I am also learning to listen to others, and more importantly God. We cannot rely on listening to just our feelings as that does not dictate to us who we are, or how we should behave or act out in. Who are we in God's eyes? Who does he say we are as his children? How should then we respond? Often we have a feeling and really...does it line up to what God says of us? Does it go contrary to the Word of God? For years, I labeled myself, and I walked in just how I felt. I did all that I could to "feel good" and to not feel anything contrary to pleasure. Now as I look back on the past 2 years and especially the last 6 months, I see that listening to the word of God, listening to who I am, regardless of how I feel, has brought about a measure of maturity that otherwise I would not have. I do not have it all together and make mistakes and will continue to, but my desire is to listen to God.

Listening to others is also beneficial in all areas of our lives. We have gone away from the "ask your elders" mentality. Rather we decide what is best for us...and that is it...period! There is no need to ask anyone for advice or their opinion...because we can do it all by ourselves, because in reality, we are individuality driven. I am learning to walk in community with others, to seek out Godly wisdom and advice from others. Do I accept everything...hmmm, not right away. I weigh that wisdom out, in terms of, does it line up to the Word of God? Does it go contrary to what God is saying? Lately, I have received much wisdom from people and it has been God directed. It is pushing me toward God and my relationship with him.
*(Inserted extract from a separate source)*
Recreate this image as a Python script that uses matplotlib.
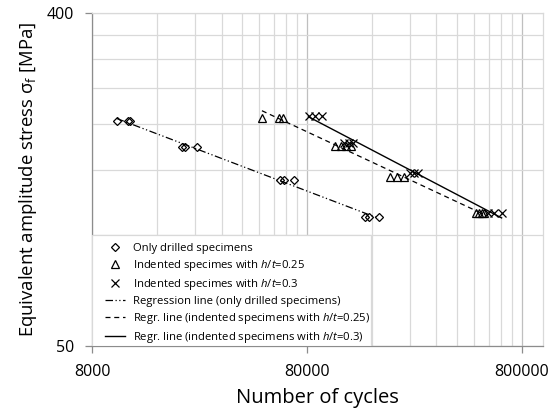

So life keeps on getting more interesting and fascinating to me. It brings about challenges and growing experiences and I welcome all of those different facets into my life. Someone that I know shared with me how I must just like excitement in my life, at all times. I had to think about that and I would agree that I like life to be exciting, because that is what life is about. When you start taking risks and starting thinking a bit on the edge, you begin living differently. I would say that I enjoy living on the edge, much like Jesus did. HE was radical, edgy and wow, the things he did, saw and experienced is for us here on earth as well. Embrace it, live it and enjoy it.